これだけでも心惹かれるものがありますが、本書ではそこにピエロの人形という要素が追加されています。
それによってミステリとして新たな面白さが加わり、本書に新感覚ミステリという側面を与えています。
ピエロの情報がどう推理に影響するのか。
ミステリ好きであれば本書の仕掛けに気が付きやすいかもしれませんが、それを加味しても東野さんの初期作品ならではの雰囲気があり、なかなか好みでした。
のめり込めなかった
良い面がある一方で、僕の中でのめり込めなかったポイントがいくつかあります。
例えば、登場人物の関係。
親族で集まっているので人間関係が複雑になっていて、名前と関係を覚えるのにかなり時間がかかりました。
覚えて馴染む頃には解決編が始まっていて、推理を純粋に楽しめなかったところがあります。
それから物語性。
ミステリとして面白いものの、物語として強烈に惹きつける何かに欠けていて、真実が明かされてもこんなものか、とどこかさめている自分がいました。
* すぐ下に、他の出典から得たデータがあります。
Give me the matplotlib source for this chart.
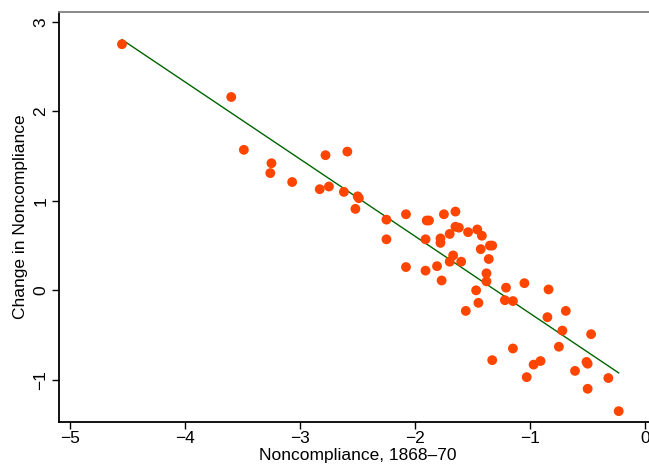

ミステリに物語性を求めることはある意味間違っているのかもしれませんが、今回読んだタイミングでは僕が求めているミステリとは違っているなという印象でした。
おわりに
古き良きミステリに、ピエロの人形という新たな仕掛け。
東野さんの初期作品ならではの魅力が詰まっている作品なので、未読の方はぜひ挑戦してみてください。